Your toddler’s negative behavior is not a reflection on you (as a parent)
or your child (as a person). All children, usually beginning early in the second year (and occasionally even earlier), go through a negative phase. In some children, it’s short-lived and halfhearted; in others, petulance is more persistent. Either way, a toddler can’t control his compulsion to resist authority any more than he can control teething or growing. His testing of your authority is healthy and normal, a vital form of self-expression, an essential part of ego building, an important step on the road to personhood.

Knowing that a toddler’s negative behavior is healthy and normal, however, doesn’t necessarily make it easier to live with. A child who’s continually testing authority can sorely try his parents’ patience, particularly when he’s too young to be reasoned with. Fortunately, negativity is a stage and it does pass in time—the worst of it generally lasts no more than five or six months. By their second birthday, most children start to think and act more positively and cooperatively (though a few may continue to display a thread of rebelliousness in the fabric of their personality). Parents can then breathe a sigh of relief—at least until adolescence propels rebellion to the forefront once more. In the meantime, observing a few basic principles can help to make your toddler’s negative stage a little less negative for you:

Limit your “no’s.”
Children learn from example much more than they learn from admonitions. When parents who’ve been hearing nothing but “no” from their toddlers listen to themselves, they often hear “no” more often than “yes.” Your own use of negatives can easily put your toddler into a negative frame of mind—so think before you say “no.”

Limit his “no’s.”
If you don’t want to take “no” for an answer, phrase your questions carefully. Instead of “Do you want to put your sweater on?” or even, “Let’s put your sweater on,” offer a couple of options: “Do you want to wear the sweater with the hood or the sweater with the elephant on it?” Even a nonverbal toddler can point to his choice. Instead of, “Now it’s time to wash your hands for dinner,” try, “Do you want to wash your hands in the kitchen sink or the bathroom sink? Do you want to use the liquid soap or the bar soap?” Giving the toddler as much decision-making power as possible can help to make him feel that he has some control over his life, and thereby reduce his need to rebel.

But don’t offer a choice when there is none.
When the issue is non-negotiable, make that clear. Asking “Do you want to go home now?” when there’s no option but to go home now, is just asking for an insurrection. Better: “It’s time to go home.”

Don’t laugh at the “no’s.”
While it’s important to keep a sense of humor about your toddler’s negativism (and all his other trying behavior), it’s equally important not to laugh it off. As amusing as it might sometimes be to you, his negativity is not a laughing matter to him—it is, in fact, a serious one and one that deserves a respectfully serious response.

Don’t be bossy.
Being ordered around all the time would make anyone consider mutiny. Instead of commanding, “You have to get into your car seat,” try, “Now let’s get into your car seat.” Playing “dumb” and letting your toddler call the shots for you (“Okay, we’re in the car.

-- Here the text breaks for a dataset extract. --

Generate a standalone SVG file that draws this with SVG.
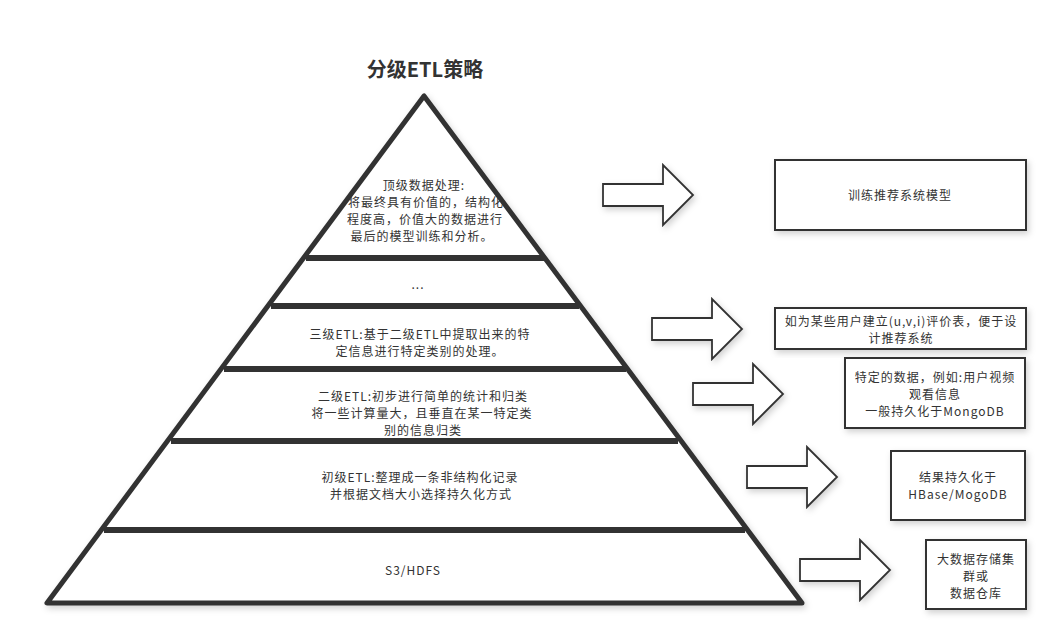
<svg xmlns="http://www.w3.org/2000/svg" width="1058" height="642" viewBox="0 0 1058 642">
<style>
  text { font-family: "Noto Sans CJK SC", "Noto Sans", sans-serif; fill: #333; font-size: 12px; letter-spacing: 1px; text-anchor: middle; }
  .title { font-size: 20px; font-weight: bold; fill: #333; letter-spacing: 0; }
  .band { stroke: #333; stroke-width: 6; stroke-linecap: butt; }
  .tri { fill: #fff; stroke: #333; stroke-width: 5; stroke-linejoin: round; }
  .box { fill: #fff; stroke: #333; stroke-width: 2; }
  .arrow { fill: #fff; stroke: #333; stroke-width: 1.8; stroke-linejoin: miter; }
</style>
<defs>
  <filter id="sh" x="-10%" y="-10%" width="130%" height="130%">
    <feDropShadow dx="2" dy="3" stdDeviation="3" flood-color="#000" flood-opacity="0.18"/>
  </filter>
</defs>
<rect width="1058" height="642" fill="#fff"/>
<text class="title" x="425" y="77">分级ETL策略</text>

<g id="pyramid" filter="url(#sh)">
  <polygon class="tri" points="424,96 47,603 802,603"/>
  <line class="band" x1="306" y1="258" x2="545" y2="258"/>
  <line class="band" x1="271" y1="306" x2="579" y2="306"/>
  <line class="band" x1="224" y1="369" x2="626" y2="369"/>
  <line class="band" x1="171" y1="441" x2="678" y2="441"/>
  <line class="band" x1="104" y1="530" x2="745" y2="530"/>
</g>

<g id="layer-top">
  <text x="424" y="190">顶级数据处理:</text>
  <text x="426" y="207">将最终具有价值的，结构化</text>
  <text x="425" y="224">程度高，价值大的数据进行</text>
  <text x="422" y="241">最后的模型训练和分析。</text>
</g>
<g id="layer-dots"><text x="418" y="289">...</text></g>
<g id="layer-etl3">
  <text x="420" y="339">三级ETL:基于二级ETL中提取出来的特</text>
  <text x="420" y="356">定信息进行特定类别的处理。</text>
</g>
<g id="layer-etl2">
  <text x="423" y="401">二级ETL:初步进行简单的统计和归类</text>
  <text x="422" y="418">将一些计算量大，且垂直在某一特定类</text>
  <text x="423" y="435">别的信息归类</text>
</g>
<g id="layer-etl1">
  <text x="420" y="482">初级ETL:整理成一条非结构化记录</text>
  <text x="421" y="499">并根据文档大小选择持久化方式</text>
</g>
<g id="layer-storage"><text x="413" y="575">S3/HDFS</text></g>

<g id="connectors" filter="url(#sh)">
  <polygon class="arrow" points="603,184 663,184 663,165 693,195 663,225 663,206 603,206"/>
  <polygon class="arrow" points="652,318 712,318 712,299 742,329 712,359 712,340 652,340"/>
  <polygon class="arrow" points="693,383 753,383 753,364 783,394 753,424 753,405 693,405"/>
  <polygon class="arrow" points="747,466 807,466 807,447 837,477 807,507 807,488 747,488"/>
  <polygon class="arrow" points="800,559 860,559 860,540 890,570 860,600 860,581 800,581"/>
</g>

<g id="box-model">
  <rect class="box" x="775" y="160" width="251" height="70" filter="url(#sh)"/>
  <text x="900" y="200">训练推荐系统模型</text>
</g>
<g id="box-uvi">
  <rect class="box" x="775" y="308" width="251" height="41" filter="url(#sh)"/>
  <text x="901" y="326">如为某些用户建立(u,v,i)评价表，便于设</text>
  <text x="901" y="343">计推荐系统</text>
</g>
<g id="box-mongo">
  <rect class="box" x="845" y="358" width="180" height="70" filter="url(#sh)"/>
  <text x="935" y="382">特定的数据，例如:用户视频</text>
  <text x="935" y="399">观看信息</text>
  <text x="935" y="416">一般持久化于MongoDB</text>
</g>
<g id="box-hbase">
  <rect class="box" x="891" y="451" width="134" height="69" filter="url(#sh)"/>
  <text x="958" y="482">结果持久化于</text>
  <text x="958" y="499">HBase/MogoDB</text>
</g>
<g id="box-warehouse">
  <rect class="box" x="926" y="540" width="100" height="69" filter="url(#sh)"/>
  <text x="976" y="564">大数据存储集</text>
  <text x="976" y="581">群或</text>
  <text x="976" y="598">数据仓库</text>
</g>
</svg>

Now what do we do?”) often works especially well. So does challenging your toddler (“Where’s your car seat?” Then, “Very good, that
is
your car seat.” Next, “Can you get into your seat?” And finally, “What a big boy!” with cheers and applause).

Don’t lose your cool.
Getting riled up when your toddler gets rebellious can only make matters worse. Since you’re the adult (which it isn’t always easy to be consistently), it’s up to you to keep the situation from getting overheated (see page 754). Don’t punish negativity, either. Respect your toddler’s right to say “no,” while explaining, when appropriate, that he’ll sometimes have to do what you say, even when he doesn’t want to.

Accentuate the positives.
You’ll find that reinforcing his positive behavior with words of praise improves a toddler’s conduct more effectively than punishing his negative behavior.